1. Field of the Invention
The preset invention relates to a system for monitoring an operating condition of a control rod drive mechanism for use with a PWR (Pressurized Water Reactor).
2. Description of the Prior Art
A typical arrangement of a conventional PWR is that a plurality (generally, 33.about.57 units) of control rod drive mechanisms (hereinafter referred to as CRDMs) 1 . . . are, as depicted in FIG. 8, disposed erectly on an head closure 2 of a reactor vessel in accordance with a rated output of the reactor. Each CRDM 1 is, as illustrated in FIG. 9, composed of a pressure housing mounted on and extending upwardly from the reactor vessel head closure 2, a control rod drive shaft 4 so disposed in the pressure housing 3 as to be movable in a vertical direction, and electromagnetically motive latch mechanisms 5a, 5b and 5c for driving the control rod drive shaft 4 in the up-and-down direction. The electromagnetically motive latch mechanisms 5a, 5b and 5c are intermittently driven by turning ON/OFF a lift coil 6, a coil 7 for a movable gripper and a coil 8 for a stationary gripper in a given sequence which are incorporated in the pressure housing 3, thereby controlling the reactor output by ascending or descending the control rod drive shafts 4. One example of a typical construction of the CRDM is disclosed as a "Linear Motion Device" in Japanese Utility Model Publication No. 35912/1982.
Turning to FIG. 11, there is illustrated the principal portion of the CRDM, i.e., the linear motion device disclosed in the same Utility Model Publication. The CRDM acts to pull out and insert a control rod by gripping a groove chased in the drive shaft 4 connected to the upper part of the control rod. The operation of such a control rod involves the steps of moving up and down a movable magnetic pole 102 referred to as a plunger, and grasping and releasing a latch 103 with a link mechanism. The up-and-down movement of the plunger 102 can be effected by generating magnetic forces while energizing electromagnetic coils 6, 7 and 8 provided on the outer periphery thereof.

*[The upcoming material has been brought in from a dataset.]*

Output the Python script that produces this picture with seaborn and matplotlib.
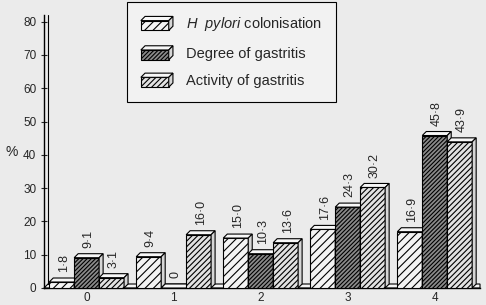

In the PWR equipped with the plurality of CRDMs 1 . . . , it is required to constantly monitor whether each CRDM 1 is normally operated or not.
Based on the prior art, a method of monitoring the operating condition of the CRDM 1 comprises the steps of, as illustrated in FIG. 10, mounting a small-sized microphone 9 on the top of the housing 3, detecting sounds emitted when electromagnetically motive latch mechanisms 5a, 5b and 5c depicted in FIG. 9 perform their latch operations by use of the microphone 9, and recording the operating sounds on an unillustrated oscillograph.
There arise, however, the following problems inherent in this method:
(1) The method is not available at high temperatures because of detecting the operating sounds of the electromagnetically motive latch mechanisms 5a, 5b and 5c by use of the microphone 9; and PA1 (2) The microphone has such a characteristic as to detect the operating sounds of the adjacent CRDMs, and it is therefore difficult to discriminate the operating sound of the aiming CRDM with the aid of the output of the microphone 9. Especially when the plurality of contiguous CRDMs are operated at the same moment, the electromagnetically motive latch mechanisms 5a, 5b and 5c of each CRDM function with a slight time-difference, and hence the operating sounds recorded on the oscillograph assume consecutively varying waveforms. As a result, it is almost impossible to discriminate the aiming CRDM on the basis of the waveforms recorded on the oscillograph.
The up-and-down movement, illustrated in FIG. 11, of the plunger 102 can be effected by generating the magnetic forces while energizing the electromagnetic coils 6, 7 and 8 attached to the outer periphery thereof. Electric currents flowing through the electromagnetic coils 6, 7 and 8 at this time contain counter electromotive current components corresponding to the operation of the plunger 102. For this reason, an operating condition of the plunger 102 can be detected indirectly by analyzing the operating sound of the plunger 102 which comes into operation in combination with characteristics of coil currents.
Heretofore, the plunger operating condition is also analyzed by utilizing the above-mentioned principle. In this case, as a time for which the CRDM is operated is as high as 780 msec per step, the waveforms of the coil currents and of the operating sound are once inputted to and recorded on the oscillograph, and thereafter the characteristics of the coil current and of the operating sound are analyzed by human operations.
The number of steps required for a stroke of the CRDM, viz., every pull-out and insertion, is given by 228.times.2=456. For instance, in a pressurized water reactor plant of a 4-loop primary cooling system, where 53 units of CRDMs are prepared, it is required that the data analysis be performed 24168 times, given by 456.times.53, for effecting the analysis of all the steps with respect to the entire CRDMs. The human-operation-based analysis needs approximately 20 minutes per step, and hence a large amount of time and also a good number of workers are required for the foregoing number of data analyzing operations. Besides, the analyzing process has no alternative but to depend on the human operations, so that it is impossible to steer clear of an artificial fault. This may inevitably become a factor for causing a mistake in judgement when making a systematic evaluation.